__Stated task__:
Retype the data exactly, from its first line to the line containing "x_minor = [v", including both, and skip any picture.

__Given records__:
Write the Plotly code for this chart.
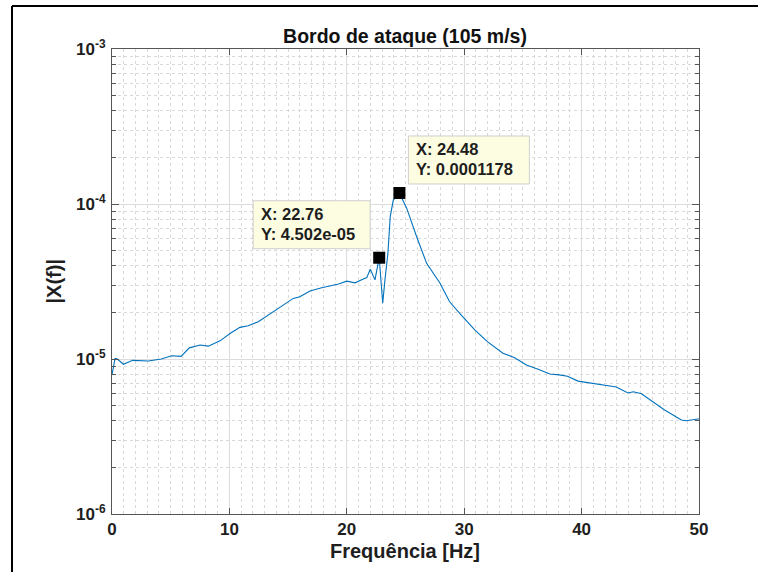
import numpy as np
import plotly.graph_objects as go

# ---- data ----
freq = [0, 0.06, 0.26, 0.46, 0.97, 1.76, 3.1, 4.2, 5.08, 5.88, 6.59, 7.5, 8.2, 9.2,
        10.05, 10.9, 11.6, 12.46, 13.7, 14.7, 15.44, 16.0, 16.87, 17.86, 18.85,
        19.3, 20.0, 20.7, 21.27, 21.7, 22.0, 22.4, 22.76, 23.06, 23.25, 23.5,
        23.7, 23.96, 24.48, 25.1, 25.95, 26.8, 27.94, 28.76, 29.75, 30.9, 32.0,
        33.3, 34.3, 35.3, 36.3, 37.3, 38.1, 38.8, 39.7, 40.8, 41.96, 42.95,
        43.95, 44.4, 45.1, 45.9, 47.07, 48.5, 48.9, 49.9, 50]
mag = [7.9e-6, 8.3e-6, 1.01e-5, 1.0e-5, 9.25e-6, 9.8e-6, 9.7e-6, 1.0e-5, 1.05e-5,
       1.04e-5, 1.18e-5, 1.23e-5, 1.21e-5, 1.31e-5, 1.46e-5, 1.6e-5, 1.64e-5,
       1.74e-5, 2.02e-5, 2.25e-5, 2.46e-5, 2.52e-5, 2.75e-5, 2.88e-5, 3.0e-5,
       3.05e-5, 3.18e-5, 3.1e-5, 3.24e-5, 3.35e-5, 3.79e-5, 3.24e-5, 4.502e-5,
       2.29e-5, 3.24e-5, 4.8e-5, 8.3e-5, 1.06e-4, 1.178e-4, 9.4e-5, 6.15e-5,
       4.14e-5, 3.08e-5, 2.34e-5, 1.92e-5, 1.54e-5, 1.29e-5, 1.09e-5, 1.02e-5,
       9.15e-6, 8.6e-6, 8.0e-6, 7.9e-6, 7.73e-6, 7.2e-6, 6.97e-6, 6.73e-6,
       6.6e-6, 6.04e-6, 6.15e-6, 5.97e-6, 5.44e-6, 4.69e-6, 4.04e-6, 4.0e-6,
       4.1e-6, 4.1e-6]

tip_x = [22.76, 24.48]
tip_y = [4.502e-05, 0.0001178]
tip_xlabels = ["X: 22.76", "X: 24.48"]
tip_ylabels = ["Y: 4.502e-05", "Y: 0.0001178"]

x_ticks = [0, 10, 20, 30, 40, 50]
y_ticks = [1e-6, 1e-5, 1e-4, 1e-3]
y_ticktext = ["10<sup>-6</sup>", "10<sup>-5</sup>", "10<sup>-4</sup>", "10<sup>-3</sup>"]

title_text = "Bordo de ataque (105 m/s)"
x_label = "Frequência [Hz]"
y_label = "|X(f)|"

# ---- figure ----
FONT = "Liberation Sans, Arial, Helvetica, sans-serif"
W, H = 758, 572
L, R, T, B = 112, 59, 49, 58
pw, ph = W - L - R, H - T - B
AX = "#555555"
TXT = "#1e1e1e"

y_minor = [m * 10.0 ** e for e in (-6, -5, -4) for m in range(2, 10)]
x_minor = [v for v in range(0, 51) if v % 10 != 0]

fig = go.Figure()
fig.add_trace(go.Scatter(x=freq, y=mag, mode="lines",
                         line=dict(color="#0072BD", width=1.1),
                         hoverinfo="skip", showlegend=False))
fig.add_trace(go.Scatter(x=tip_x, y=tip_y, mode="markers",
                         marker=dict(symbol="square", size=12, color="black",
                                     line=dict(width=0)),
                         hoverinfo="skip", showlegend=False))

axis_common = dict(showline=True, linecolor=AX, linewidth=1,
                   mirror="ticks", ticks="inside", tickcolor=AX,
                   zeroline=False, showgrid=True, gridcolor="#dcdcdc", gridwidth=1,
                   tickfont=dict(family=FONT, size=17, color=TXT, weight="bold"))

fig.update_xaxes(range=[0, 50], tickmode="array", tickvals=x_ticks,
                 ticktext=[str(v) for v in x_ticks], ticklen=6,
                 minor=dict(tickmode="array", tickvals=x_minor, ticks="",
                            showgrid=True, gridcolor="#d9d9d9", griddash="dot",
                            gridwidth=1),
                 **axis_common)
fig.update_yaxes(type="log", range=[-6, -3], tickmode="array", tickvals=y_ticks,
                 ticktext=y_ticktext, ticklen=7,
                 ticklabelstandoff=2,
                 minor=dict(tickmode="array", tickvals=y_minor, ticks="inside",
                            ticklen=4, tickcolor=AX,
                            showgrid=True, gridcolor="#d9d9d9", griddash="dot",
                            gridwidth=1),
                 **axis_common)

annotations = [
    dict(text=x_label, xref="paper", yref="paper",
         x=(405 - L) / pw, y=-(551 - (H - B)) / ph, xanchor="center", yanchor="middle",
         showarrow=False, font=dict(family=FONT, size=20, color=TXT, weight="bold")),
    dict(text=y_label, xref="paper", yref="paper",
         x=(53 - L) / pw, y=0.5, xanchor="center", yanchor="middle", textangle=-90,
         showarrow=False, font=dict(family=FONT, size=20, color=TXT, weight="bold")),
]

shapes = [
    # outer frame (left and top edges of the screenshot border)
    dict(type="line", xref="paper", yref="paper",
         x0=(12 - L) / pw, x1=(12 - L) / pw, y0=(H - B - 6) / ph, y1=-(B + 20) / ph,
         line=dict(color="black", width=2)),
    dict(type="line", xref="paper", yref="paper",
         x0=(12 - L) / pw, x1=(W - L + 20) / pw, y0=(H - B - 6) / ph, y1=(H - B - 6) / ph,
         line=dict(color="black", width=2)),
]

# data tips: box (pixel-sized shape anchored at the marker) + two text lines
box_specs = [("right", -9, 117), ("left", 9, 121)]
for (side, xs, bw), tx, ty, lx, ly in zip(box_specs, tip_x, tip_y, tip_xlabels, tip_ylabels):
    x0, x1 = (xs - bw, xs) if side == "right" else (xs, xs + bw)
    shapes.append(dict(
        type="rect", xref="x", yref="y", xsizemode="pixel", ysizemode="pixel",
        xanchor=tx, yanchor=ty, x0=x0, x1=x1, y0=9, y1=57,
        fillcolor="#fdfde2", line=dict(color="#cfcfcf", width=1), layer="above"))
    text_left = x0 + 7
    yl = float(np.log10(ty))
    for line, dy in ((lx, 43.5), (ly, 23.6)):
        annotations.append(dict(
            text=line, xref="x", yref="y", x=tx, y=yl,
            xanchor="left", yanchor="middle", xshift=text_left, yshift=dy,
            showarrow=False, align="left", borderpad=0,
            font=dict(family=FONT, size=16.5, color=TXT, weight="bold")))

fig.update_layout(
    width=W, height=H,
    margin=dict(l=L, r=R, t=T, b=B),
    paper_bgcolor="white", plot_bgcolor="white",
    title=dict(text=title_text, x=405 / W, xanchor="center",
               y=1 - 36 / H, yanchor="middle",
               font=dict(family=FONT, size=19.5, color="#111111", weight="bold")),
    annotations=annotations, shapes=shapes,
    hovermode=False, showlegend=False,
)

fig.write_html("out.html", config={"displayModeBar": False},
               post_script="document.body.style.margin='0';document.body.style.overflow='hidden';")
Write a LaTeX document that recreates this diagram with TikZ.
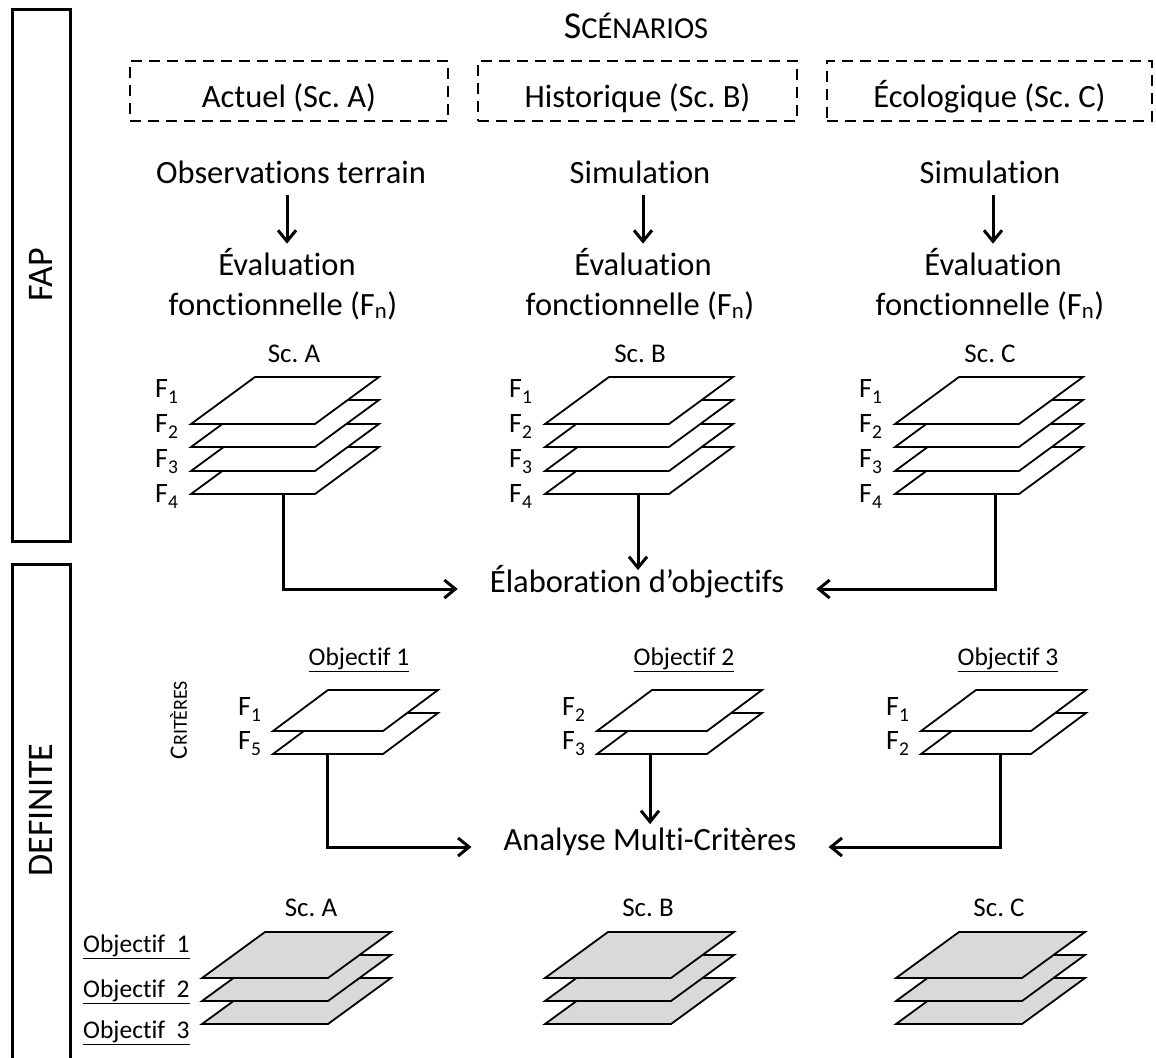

__Output for this task__:
Write the Plotly code for this chart.
import numpy as np
import plotly.graph_objects as go

# ---- data ----
freq = [0, 0.06, 0.26, 0.46, 0.97, 1.76, 3.1, 4.2, 5.08, 5.88, 6.59, 7.5, 8.2, 9.2,
        10.05, 10.9, 11.6, 12.46, 13.7, 14.7, 15.44, 16.0, 16.87, 17.86, 18.85,
        19.3, 20.0, 20.7, 21.27, 21.7, 22.0, 22.4, 22.76, 23.06, 23.25, 23.5,
        23.7, 23.96, 24.48, 25.1, 25.95, 26.8, 27.94, 28.76, 29.75, 30.9, 32.0,
        33.3, 34.3, 35.3, 36.3, 37.3, 38.1, 38.8, 39.7, 40.8, 41.96, 42.95,
        43.95, 44.4, 45.1, 45.9, 47.07, 48.5, 48.9, 49.9, 50]
mag = [7.9e-6, 8.3e-6, 1.01e-5, 1.0e-5, 9.25e-6, 9.8e-6, 9.7e-6, 1.0e-5, 1.05e-5,
       1.04e-5, 1.18e-5, 1.23e-5, 1.21e-5, 1.31e-5, 1.46e-5, 1.6e-5, 1.64e-5,
       1.74e-5, 2.02e-5, 2.25e-5, 2.46e-5, 2.52e-5, 2.75e-5, 2.88e-5, 3.0e-5,
       3.05e-5, 3.18e-5, 3.1e-5, 3.24e-5, 3.35e-5, 3.79e-5, 3.24e-5, 4.502e-5,
       2.29e-5, 3.24e-5, 4.8e-5, 8.3e-5, 1.06e-4, 1.178e-4, 9.4e-5, 6.15e-5,
       4.14e-5, 3.08e-5, 2.34e-5, 1.92e-5, 1.54e-5, 1.29e-5, 1.09e-5, 1.02e-5,
       9.15e-6, 8.6e-6, 8.0e-6, 7.9e-6, 7.73e-6, 7.2e-6, 6.97e-6, 6.73e-6,
       6.6e-6, 6.04e-6, 6.15e-6, 5.97e-6, 5.44e-6, 4.69e-6, 4.04e-6, 4.0e-6,
       4.1e-6, 4.1e-6]

tip_x = [22.76, 24.48]
tip_y = [4.502e-05, 0.0001178]
tip_xlabels = ["X: 22.76", "X: 24.48"]
tip_ylabels = ["Y: 4.502e-05", "Y: 0.0001178"]

x_ticks = [0, 10, 20, 30, 40, 50]
y_ticks = [1e-6, 1e-5, 1e-4, 1e-3]
y_ticktext = ["10<sup>-6</sup>", "10<sup>-5</sup>", "10<sup>-4</sup>", "10<sup>-3</sup>"]

title_text = "Bordo de ataque (105 m/s)"
x_label = "Frequência [Hz]"
y_label = "|X(f)|"

# ---- figure ----
FONT = "Liberation Sans, Arial, Helvetica, sans-serif"
W, H = 758, 572
L, R, T, B = 112, 59, 49, 58
pw, ph = W - L - R, H - T - B
AX = "#555555"
TXT = "#1e1e1e"

y_minor = [m * 10.0 ** e for e in (-6, -5, -4) for m in range(2, 10)]
x_minor = [v for v in range(0, 51) if v % 10 != 0]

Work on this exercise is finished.